[Figure scripts]
****************************************
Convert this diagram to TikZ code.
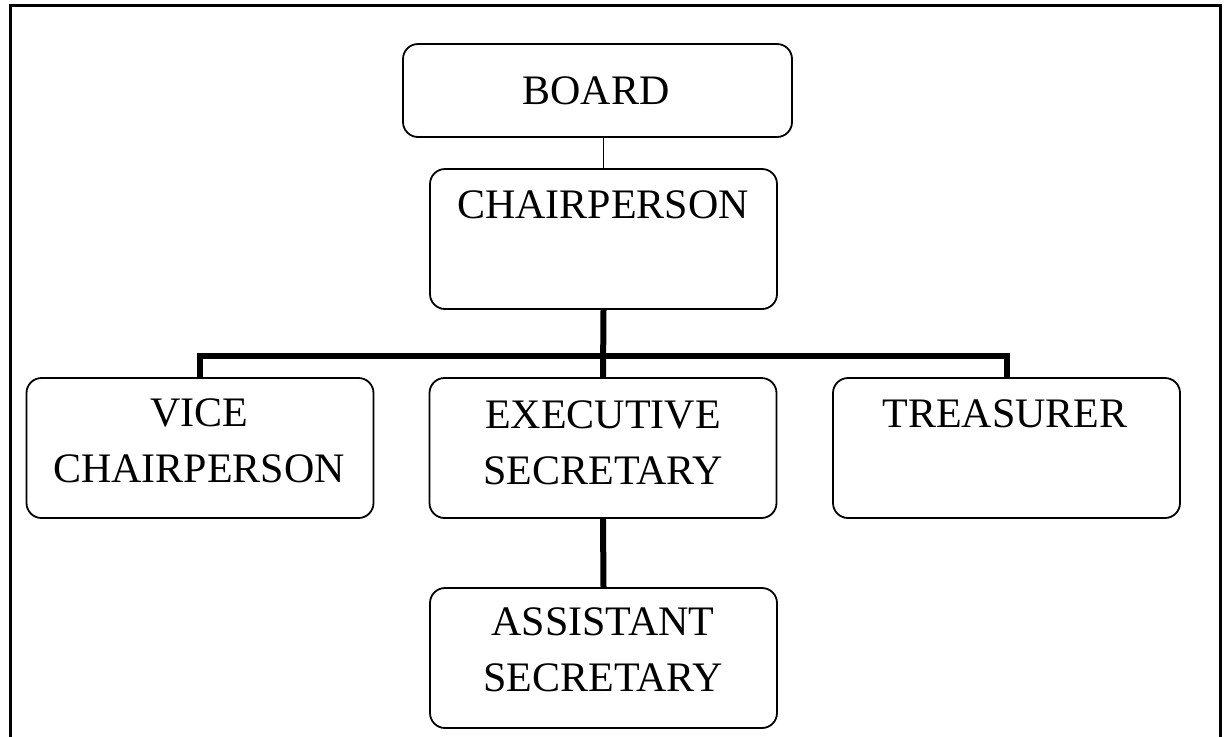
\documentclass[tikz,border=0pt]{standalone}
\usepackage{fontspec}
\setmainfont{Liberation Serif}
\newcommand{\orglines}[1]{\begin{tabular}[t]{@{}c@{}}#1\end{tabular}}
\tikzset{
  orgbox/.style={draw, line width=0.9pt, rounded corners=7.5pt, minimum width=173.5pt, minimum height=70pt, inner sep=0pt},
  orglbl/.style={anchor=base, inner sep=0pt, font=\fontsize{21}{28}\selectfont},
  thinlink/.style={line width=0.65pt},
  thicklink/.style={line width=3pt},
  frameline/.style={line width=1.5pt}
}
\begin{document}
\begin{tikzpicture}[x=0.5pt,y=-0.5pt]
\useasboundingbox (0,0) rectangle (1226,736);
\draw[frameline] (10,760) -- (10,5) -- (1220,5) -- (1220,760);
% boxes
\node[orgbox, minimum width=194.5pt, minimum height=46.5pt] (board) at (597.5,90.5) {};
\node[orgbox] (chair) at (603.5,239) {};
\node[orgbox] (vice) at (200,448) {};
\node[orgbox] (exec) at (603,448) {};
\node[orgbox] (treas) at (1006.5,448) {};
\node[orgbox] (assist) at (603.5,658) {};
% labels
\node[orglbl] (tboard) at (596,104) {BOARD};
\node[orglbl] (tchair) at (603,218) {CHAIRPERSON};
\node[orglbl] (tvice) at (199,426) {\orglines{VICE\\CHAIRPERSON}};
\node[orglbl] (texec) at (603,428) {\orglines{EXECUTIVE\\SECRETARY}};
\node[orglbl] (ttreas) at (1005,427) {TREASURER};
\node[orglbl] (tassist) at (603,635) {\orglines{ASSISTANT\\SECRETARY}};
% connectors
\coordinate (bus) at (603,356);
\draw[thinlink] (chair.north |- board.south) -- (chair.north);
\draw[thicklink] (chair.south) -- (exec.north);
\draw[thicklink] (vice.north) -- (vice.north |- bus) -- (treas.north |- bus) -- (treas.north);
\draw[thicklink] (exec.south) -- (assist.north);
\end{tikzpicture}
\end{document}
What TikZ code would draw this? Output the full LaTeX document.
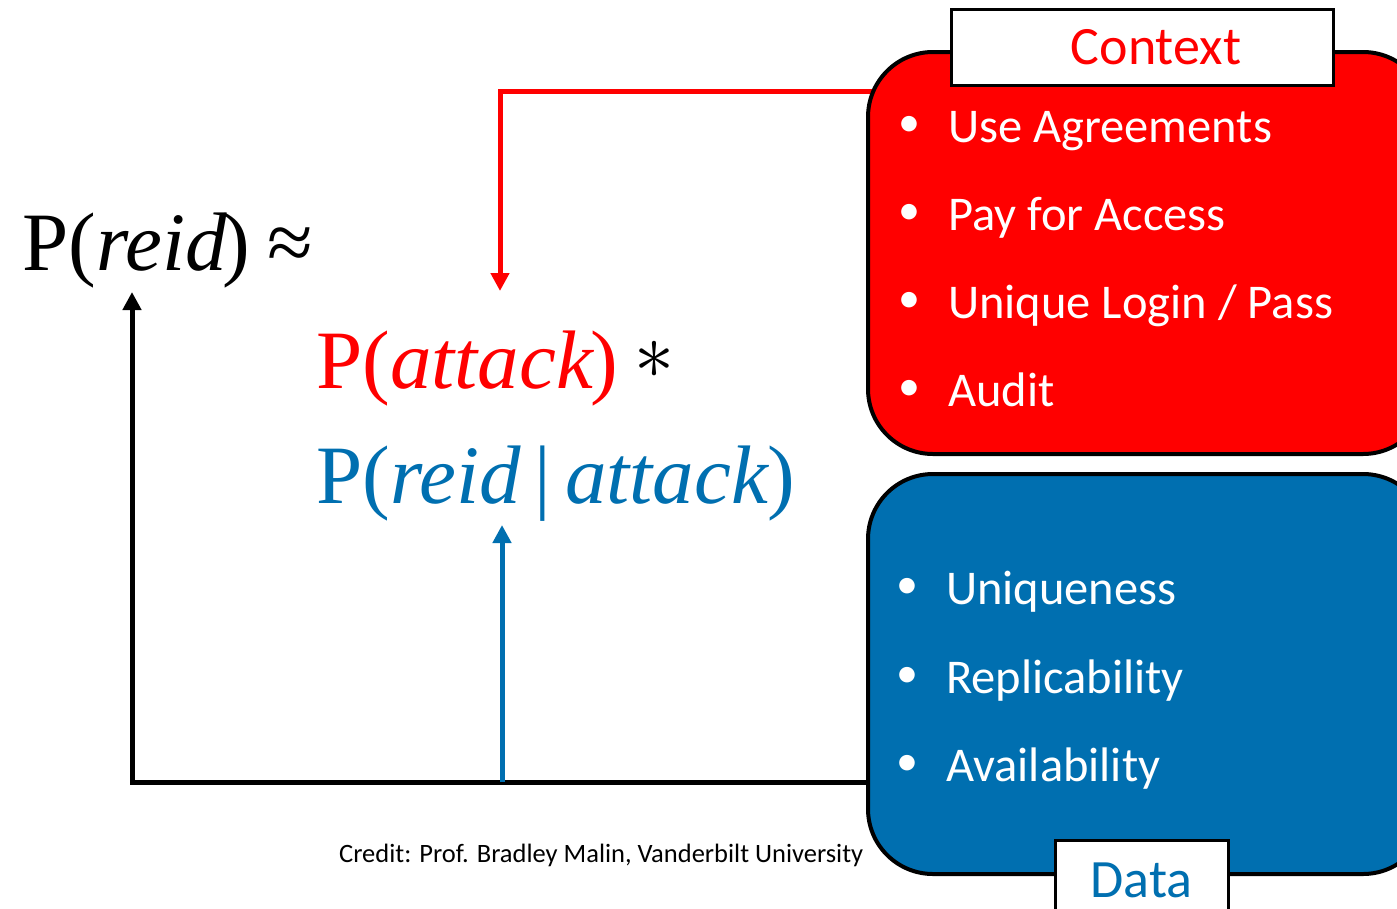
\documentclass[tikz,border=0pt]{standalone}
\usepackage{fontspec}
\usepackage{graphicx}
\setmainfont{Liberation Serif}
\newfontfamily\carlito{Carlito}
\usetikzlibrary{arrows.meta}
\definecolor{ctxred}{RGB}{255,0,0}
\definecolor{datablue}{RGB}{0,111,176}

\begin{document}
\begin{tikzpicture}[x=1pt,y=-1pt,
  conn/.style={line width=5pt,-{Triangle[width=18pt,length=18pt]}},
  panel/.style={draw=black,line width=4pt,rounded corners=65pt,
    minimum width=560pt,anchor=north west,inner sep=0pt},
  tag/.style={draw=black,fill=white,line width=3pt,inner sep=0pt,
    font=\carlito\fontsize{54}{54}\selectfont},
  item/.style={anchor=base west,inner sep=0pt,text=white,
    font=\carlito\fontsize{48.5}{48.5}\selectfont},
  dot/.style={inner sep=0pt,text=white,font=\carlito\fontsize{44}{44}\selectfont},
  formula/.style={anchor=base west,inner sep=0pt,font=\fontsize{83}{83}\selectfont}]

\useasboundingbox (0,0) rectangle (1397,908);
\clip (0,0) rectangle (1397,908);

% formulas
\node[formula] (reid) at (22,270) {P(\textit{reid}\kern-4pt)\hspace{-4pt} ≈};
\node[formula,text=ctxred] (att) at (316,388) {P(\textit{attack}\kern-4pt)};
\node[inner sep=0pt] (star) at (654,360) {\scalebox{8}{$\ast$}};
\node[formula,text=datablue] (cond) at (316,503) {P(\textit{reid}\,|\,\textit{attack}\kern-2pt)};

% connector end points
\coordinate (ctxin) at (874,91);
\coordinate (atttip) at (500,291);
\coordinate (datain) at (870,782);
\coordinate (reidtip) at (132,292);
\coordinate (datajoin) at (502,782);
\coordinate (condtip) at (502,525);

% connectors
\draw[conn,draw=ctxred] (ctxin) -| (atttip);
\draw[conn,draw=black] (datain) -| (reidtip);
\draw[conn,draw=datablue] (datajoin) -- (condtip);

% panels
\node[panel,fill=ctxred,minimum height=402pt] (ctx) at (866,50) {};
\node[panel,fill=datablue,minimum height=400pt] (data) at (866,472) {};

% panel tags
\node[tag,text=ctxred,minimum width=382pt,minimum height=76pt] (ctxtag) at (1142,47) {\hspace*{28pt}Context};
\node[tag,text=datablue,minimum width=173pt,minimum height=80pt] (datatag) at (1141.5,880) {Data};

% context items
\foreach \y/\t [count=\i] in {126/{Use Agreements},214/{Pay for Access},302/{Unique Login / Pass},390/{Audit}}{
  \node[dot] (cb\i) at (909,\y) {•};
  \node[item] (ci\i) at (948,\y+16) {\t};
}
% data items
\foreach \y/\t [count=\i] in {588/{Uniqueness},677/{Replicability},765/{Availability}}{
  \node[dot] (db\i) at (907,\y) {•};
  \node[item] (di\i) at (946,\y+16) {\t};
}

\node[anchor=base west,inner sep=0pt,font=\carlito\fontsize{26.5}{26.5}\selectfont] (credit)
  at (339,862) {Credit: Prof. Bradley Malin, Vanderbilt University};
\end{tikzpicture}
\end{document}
****************************************
OBJECTIVE: Make an exact copy of every record, pictures excluded.

FULL RESPONSE:
Convert this diagram to TikZ code.
\documentclass[tikz,border=0pt]{standalone}
\usepackage{fontspec}
\setmainfont{Liberation Serif}
\newcommand{\orglines}[1]{\begin{tabular}[t]{@{}c@{}}#1\end{tabular}}
\tikzset{
  orgbox/.style={draw, line width=0.9pt, rounded corners=7.5pt, minimum width=173.5pt, minimum height=70pt, inner sep=0pt},
  orglbl/.style={anchor=base, inner sep=0pt, font=\fontsize{21}{28}\selectfont},
  thinlink/.style={line width=0.65pt},
  thicklink/.style={line width=3pt},
  frameline/.style={line width=1.5pt}
}
\begin{document}
\begin{tikzpicture}[x=0.5pt,y=-0.5pt]
\useasboundingbox (0,0) rectangle (1226,736);
\draw[frameline] (10,760) -- (10,5) -- (1220,5) -- (1220,760);
% boxes
\node[orgbox, minimum width=194.5pt, minimum height=46.5pt] (board) at (597.5,90.5) {};
\node[orgbox] (chair) at (603.5,239) {};
\node[orgbox] (vice) at (200,448) {};
\node[orgbox] (exec) at (603,448) {};
\node[orgbox] (treas) at (1006.5,448) {};
\node[orgbox] (assist) at (603.5,658) {};
% labels
\node[orglbl] (tboard) at (596,104) {BOARD};
\node[orglbl] (tchair) at (603,218) {CHAIRPERSON};
\node[orglbl] (tvice) at (199,426) {\orglines{VICE\\CHAIRPERSON}};
\node[orglbl] (texec) at (603,428) {\orglines{EXECUTIVE\\SECRETARY}};
\node[orglbl] (ttreas) at (1005,427) {TREASURER};
\node[orglbl] (tassist) at (603,635) {\orglines{ASSISTANT\\SECRETARY}};
% connectors
\coordinate (bus) at (603,356);
\draw[thinlink] (chair.north |- board.south) -- (chair.north);
\draw[thicklink] (chair.south) -- (exec.north);
\draw[thicklink] (vice.north) -- (vice.north |- bus) -- (treas.north |- bus) -- (treas.north);
\draw[thicklink] (exec.south) -- (assist.north);
\end{tikzpicture}
\end{document}
What TikZ code would draw this? Output the full LaTeX document.
\documentclass[tikz,border=0pt]{standalone}
\usepackage{fontspec}
\usepackage{graphicx}
\setmainfont{Liberation Serif}
\newfontfamily\carlito{Carlito}
\usetikzlibrary{arrows.meta}
\definecolor{ctxred}{RGB}{255,0,0}
\definecolor{datablue}{RGB}{0,111,176}

\begin{document}
\begin{tikzpicture}[x=1pt,y=-1pt,
  conn/.style={line width=5pt,-{Triangle[width=18pt,length=18pt]}},
  panel/.style={draw=black,line width=4pt,rounded corners=65pt,
    minimum width=560pt,anchor=north west,inner sep=0pt},
  tag/.style={draw=black,fill=white,line width=3pt,inner sep=0pt,
    font=\carlito\fontsize{54}{54}\selectfont},
  item/.style={anchor=base west,inner sep=0pt,text=white,
    font=\carlito\fontsize{48.5}{48.5}\selectfont},
  dot/.style={inner sep=0pt,text=white,font=\carlito\fontsize{44}{44}\selectfont},
  formula/.style={anchor=base west,inner sep=0pt,font=\fontsize{83}{83}\selectfont}]

\useasboundingbox (0,0) rectangle (1397,908);
\clip (0,0) rectangle (1397,908);

% formulas
\node[formula] (reid) at (22,270) {P(\textit{reid}\kern-4pt)\hspace{-4pt} ≈};
\node[formula,text=ctxred] (att) at (316,388) {P(\textit{attack}\kern-4pt)};
\node[inner sep=0pt] (star) at (654,360) {\scalebox{8}{$\ast$}};
\node[formula,text=datablue] (cond) at (316,503) {P(\textit{reid}\,|\,\textit{attack}\kern-2pt)};

% connector end points
\coordinate (ctxin) at (874,91);
\coordinate (atttip) at (500,291);
\coordinate (datain) at (870,782);
\coordinate (reidtip) at (132,292);
\coordinate (datajoin) at (502,782);
\coordinate (condtip) at (502,525);

% connectors
\draw[conn,draw=ctxred] (ctxin) -| (atttip);
\draw[conn,draw=black] (datain) -| (reidtip);
\draw[conn,draw=datablue] (datajoin) -- (condtip);

% panels
\node[panel,fill=ctxred,minimum height=402pt] (ctx) at (866,50) {};
\node[panel,fill=datablue,minimum height=400pt] (data) at (866,472) {};

% panel tags
\node[tag,text=ctxred,minimum width=382pt,minimum height=76pt] (ctxtag) at (1142,47) {\hspace*{28pt}Context};
\node[tag,text=datablue,minimum width=173pt,minimum height=80pt] (datatag) at (1141.5,880) {Data};

% context items
\foreach \y/\t [count=\i] in {126/{Use Agreements},214/{Pay for Access},302/{Unique Login / Pass},390/{Audit}}{
  \node[dot] (cb\i) at (909,\y) {•};
  \node[item] (ci\i) at (948,\y+16) {\t};
}
% data items
\foreach \y/\t [count=\i] in {588/{Uniqueness},677/{Replicability},765/{Availability}}{
  \node[dot] (db\i) at (907,\y) {•};
  \node[item] (di\i) at (946,\y+16) {\t};
}

\node[anchor=base west,inner sep=0pt,font=\carlito\fontsize{26.5}{26.5}\selectfont] (credit)
  at (339,862) {Credit: Prof. Bradley Malin, Vanderbilt University};
\end{tikzpicture}
\end{document}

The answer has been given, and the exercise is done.